I’m in the process of preparing for my fall humanities seminar Language, Identity, and World Englishes. To do my part in preventing plagiarism, I’ve changed the novels that I’m working with. Last year, my students and I examined the use of local varieties of English in Shyam Selvadurai’s Funny Boy and Ha Jin’s The Bridegroom. This year, we’re working with different novels by the same authors, Swimming in the Monsoon Sea and Nanjing Requiem respectively. Now, this is a sophomore-level class at an American-style university, and I have American-style academic freedom to engage with challenging topics and difficult materials. If I couldn’t, I wouldn’t stay at NYU Shanghai.

Now going into it, I knew that Nanjing Requiem dealt with an uncomfortable topic and, for some, a controversial one—specifically, the Japanese occupation and destruction of the city of Nanjing during World War II. However, I consider the average NYU Shanghai student mature enough to handle this kind of text. Now that I’m reading Nanjing Requiem, I’m beginning to wonder if I’ve made a misstep. It’s not gratuitous in its portrayal of the atrocities that occurred from the winter of 1937 to the winter of 1938. But, it does paint a vivid picture of the brutalities of war and of the excess of the invading Japanese army, which would go on to kill between 50,000 and 300,000 citizens of Nanjing and the surrounding area. It is a frank and honest portrayal of the horrors of war and the execution of atrocious war crimes by an invading army. When I first read this text, I was a bit taken aback and began to wonder if I should quickly change my textbook order.

There are a few reasons that I considered changing my order. First, I’m up for reappointment this year. I’ve had not luck in securing a well-paying job in the U.S. in the past two years, and—speaking frankly—have no reason to hope that this year will be any different. All of which is fine because I enjoy my job in China and I like living in Shanghai. Take these three things together, and I pray for reappointment. There’s a part of me that’s worried that to assign a novel about such a tumultuous and ruinous time in Chinese history—certainly the nadir of Sino-Japanese relations—could end up risking my reappointment. The other reason is the student make-up of the class. Currently, it’s split about 50/50 American and Chinese students. However, there are two Japanese students on my waiting list. Given increasing nationalism across the globe, and this includes in the younger generation in China and in Japan, I have reason to worry that it will cause classroom strife and hardship for some of the students.
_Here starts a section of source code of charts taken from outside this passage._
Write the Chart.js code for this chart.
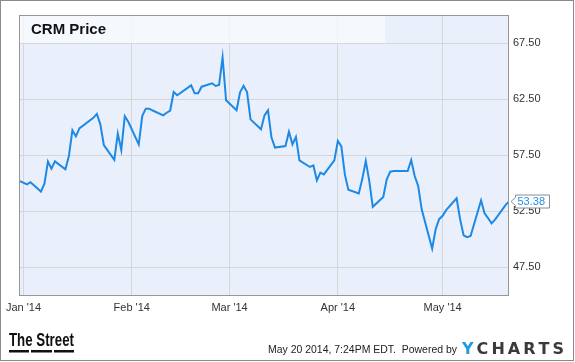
<!DOCTYPE html>
<html><head><meta charset="utf-8">
<script src="https://cdn.jsdelivr.net/npm/chart.js@4.4.1/dist/chart.umd.min.js"></script>
<style>html,body{margin:0;padding:0;background:#fff;overflow:hidden}#wrap{position:relative;width:575px;height:362px}</style>
</head><body><div id="wrap"><canvas id="c" width="575" height="362"></canvas></div>
<script>
const chartTitle = 'CRM Price';
const dates = [
'2013-12-31','2014-01-02','2014-01-03','2014-01-06','2014-01-07','2014-01-08','2014-01-09','2014-01-10',
'2014-01-13','2014-01-14','2014-01-15','2014-01-16','2014-01-17','2014-01-21','2014-01-22','2014-01-23',
'2014-01-24','2014-01-27','2014-01-28','2014-01-29','2014-01-30','2014-01-31','2014-02-03','2014-02-04',
'2014-02-05','2014-02-06','2014-02-07','2014-02-10','2014-02-11','2014-02-12','2014-02-13','2014-02-14',
'2014-02-18','2014-02-19','2014-02-20','2014-02-21','2014-02-24','2014-02-25','2014-02-26','2014-02-27',
'2014-02-28','2014-03-03','2014-03-04','2014-03-05','2014-03-06','2014-03-07','2014-03-10','2014-03-11',
'2014-03-12','2014-03-13','2014-03-14','2014-03-17','2014-03-18','2014-03-19','2014-03-20','2014-03-21',
'2014-03-24','2014-03-25','2014-03-26','2014-03-27','2014-03-28','2014-03-31','2014-04-01','2014-04-02',
'2014-04-03','2014-04-04','2014-04-07','2014-04-08','2014-04-09','2014-04-10','2014-04-11','2014-04-14',
'2014-04-15','2014-04-16','2014-04-17','2014-04-21','2014-04-22','2014-04-23','2014-04-24','2014-04-25',
'2014-04-28','2014-04-29','2014-04-30','2014-05-01','2014-05-02','2014-05-05','2014-05-06','2014-05-07',
'2014-05-08','2014-05-09','2014-05-12','2014-05-13','2014-05-14','2014-05-15','2014-05-16','2014-05-19',
'2014-05-20'];
const prices = [
55.2,54.9,55.1,54.26,54.97,56.94,56.3,56.96,
56.25,57.44,59.73,59.2,59.9,60.85,61.2,60.27,
58.42,57.1,59.44,57.97,61.0,60.5,58.48,61.0,
61.67,61.67,61.5,61.07,61.3,61.5,63.15,62.86,
63.75,63.04,63.04,63.63,63.93,63.69,63.78,66.25,
62.41,61.53,63.12,63.7,63.15,60.71,59.82,61.07,
61.52,59.08,58.19,58.33,59.61,58.48,59.14,57.05,
56.46,56.6,55.27,55.95,55.8,57.05,58.78,58.3,
55.8,54.43,54.1,55.4,57.0,55.2,52.9,53.78,
55.36,56.04,56.1,56.1,57.08,55.65,54.76,52.68,
49.17,50.9,51.8,52.1,52.6,53.66,51.8,50.36,
50.2,50.3,53.48,52.32,51.9,51.43,51.76,53.06,
53.38];
const xTickDays = [0, 31, 59, 90, 120];
const xTickLabels = ["Jan '14", "Feb '14", "Mar '14", "Apr '14", "May '14"];
const yTickValues = [47.5, 52.5, 57.5, 62.5, 67.5];
const footerDate = 'May 20 2014, 7:24PM EDT.  Powered by';
const brandLeft = 'The Street';
const brandRight = 'YCHARTS';

const FONT = "'Liberation Sans', Arial, sans-serif";
const epoch = Date.UTC(2014, 0, 1);
function dayOf(s) { const p = s.split('-').map(Number); return (Date.UTC(p[0], p[1]-1, p[2]) - epoch) / 86400000; }
const points = dates.map((d, i) => ({ x: dayOf(d), y: prices[i] }));

const deco = {
  id: 'deco',
  beforeDraw(chart) {
    const { ctx, chartArea: a } = chart;
    ctx.save();
    ctx.fillStyle = '#ffffff';
    ctx.fillRect(0, 0, chart.width, chart.height);
    ctx.fillStyle = '#eaf0fb';
    ctx.fillRect(a.left, a.top, a.right - a.left, a.bottom - a.top);
    ctx.restore();
  },
  beforeDatasetsDraw(chart) {
    const { ctx, chartArea: a } = chart;
    const yb = Math.round(chart.scales.y.getPixelForValue(67.5));
    ctx.save();
    ctx.fillStyle = 'rgba(250,252,255,0.72)';
    ctx.fillRect(a.left, a.top, 385 - a.left, yb - a.top);
    ctx.fillStyle = '#111';
    ctx.font = 'bold 15px ' + FONT;
    ctx.textBaseline = 'alphabetic';
    ctx.fillText(chartTitle, 31, 34);
    ctx.restore();
  },
  afterDraw(chart) {
    const { ctx, chartArea: a } = chart;
    ctx.save();
    // plot frame
    ctx.strokeStyle = '#979797';
    ctx.lineWidth = 1;
    ctx.strokeRect(Math.round(a.left) - 0.5, Math.round(a.top) + 0.5, Math.round(a.right - a.left), Math.round(a.bottom - a.top) - 1);
    // outer frame
    ctx.strokeStyle = '#8a8a8a';
    ctx.strokeRect(0.5, 0.5, 573, 360);
    // last value label
    const last = prices[prices.length - 1];
    const py = Math.round(chart.scales.y.getPixelForValue(last)) + 0.5;
    const bx = 515.5, bw = 34, bh = 13;
    ctx.beginPath();
    ctx.moveTo(bx, py - bh / 2);
    ctx.lineTo(bx + bw, py - bh / 2);
    ctx.lineTo(bx + bw, py + bh / 2);
    ctx.lineTo(bx, py + bh / 2);
    ctx.lineTo(bx, py + 4);
    ctx.lineTo(bx - 4.5, py);
    ctx.lineTo(bx, py - 4);
    ctx.closePath();
    ctx.fillStyle = '#fff';
    ctx.fill();
    ctx.strokeStyle = '#8c8c8c';
    ctx.stroke();
    ctx.fillStyle = '#2190e8';
    ctx.font = '11px ' + FONT;
    ctx.textBaseline = 'middle';
    ctx.fillText(last.toFixed(2), 517.5, py);
    // footer left brand
    ctx.textBaseline = 'alphabetic';
    ctx.font = 'bold 18px ' + FONT;
    const tw = ctx.measureText(brandLeft).width;
    ctx.save();
    ctx.translate(9, 345.5);
    ctx.scale(65 / tw, 1);
    ctx.fillStyle = '#111';
    ctx.fillText(brandLeft, 0, 0);
    ctx.restore();
    ctx.fillStyle = '#111';
    ctx.fillRect(9, 350, 20, 2.5);
    ctx.fillRect(31, 350, 21, 2.5);
    ctx.fillRect(54, 350, 20, 2.5);
    // footer date
    ctx.font = '11px ' + FONT;
    ctx.fillStyle = '#222';
    ctx.fillText(footerDate, 268, 353, 189);
    // YCHARTS
    ctx.font = "bold 16px 'DejaVu Sans', " + FONT;
    const chars = brandRight.split('');
    const widths = chars.map(c => ctx.measureText(c).width);
    const total = widths.reduce((s, w) => s + w, 0);
    const sp = (102 - total) / (chars.length - 1);
    let x = 462;
    chars.forEach((c, i) => {
      ctx.fillStyle = i === 0 ? '#1e9ddb' : '#3a3a3a';
      ctx.fillText(c, x, 354);
      x += widths[i] + sp;
    });
    ctx.restore();
  }
};

new Chart(document.getElementById('c'), {
  type: 'line',
  data: { datasets: [{ data: points, borderColor: '#1d89e6', borderWidth: 2, pointRadius: 0, tension: 0, fill: false }] },
  options: {
    responsive: false, animation: false, devicePixelRatio: 1,
    layout: { padding: { left: 20, top: 15, right: 0, bottom: 0 } },
    plugins: { legend: { display: false }, tooltip: { enabled: false } },
    scales: {
      x: {
        type: 'linear', position: 'bottom', min: -1, max: 139,
        afterFit(s) { s.height = 66; },
        afterBuildTicks(s) { s.ticks = xTickDays.map(v => ({ value: v })); },
        ticks: { callback: (v, i) => xTickLabels[i], color: '#333', font: { family: FONT, size: 11 }, padding: 5, autoSkip: false, maxRotation: 0 },
        grid: { color: '#d6d6d6', drawTicks: false },
        border: { display: false }
      },
      y: {
        position: 'right', min: 44.94, max: 70.03,
        afterFit(s) { s.width = 66; },
        afterBuildTicks(s) { s.ticks = yTickValues.map(v => ({ value: v })); },
        ticks: { callback: v => Number(v).toFixed(2), color: '#333', font: { family: FONT, size: 11 }, padding: 4 },
        grid: { color: '#d6d6d6', drawTicks: false },
        border: { display: false }
      }
    }
  },
  plugins: [deco]
});
</script></body></html>
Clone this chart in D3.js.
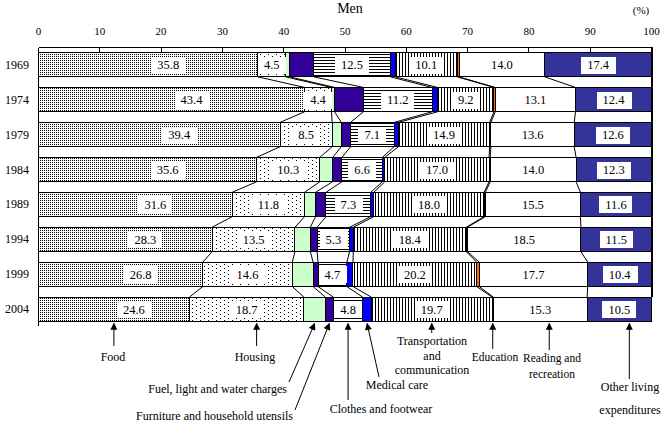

However, the university exists to engage with difficult topics and to learn how to do so in a mature manner that is respectful to all individuals, even if you fundamentally disagree with their opinions. The classroom is also the place where we learn how to separate our views of a person’s beliefs from our views of them as individuals. I may have to, unlike in previous years, give in and give some form of a trigger warning—I dislike that phrase so much—but I may still need to do so just to give students a preview of what’s inside the text. In doing so, I can also prime them for how I want them to engage with the text, which is to look for unique markers of China English.

Also, I feel to have changed textbooks would be doing a dishonor to the victims of the Nanjing Massacre. Certainly, my Chinese students will have learned about this in school. But, in most American history classes, we focus so much on the Holocaust in Europe, because Western history is more accessible through traditional media and documentaries. However, World War II was a global war with terrible acts by all parties involved, even the “heroic” Americans. I feel my American students, in particular, should learn more about just how far reaching that horror was. I also feel that we should, as members of a Sino-American university, remember the victims of Nanjing and honor their memory. I just may have to play peacemaker more this semester than in previous ones. But, that’s what the teacher is there for. To guide students through difficult conversations and to model respectful dialogue and disagreement.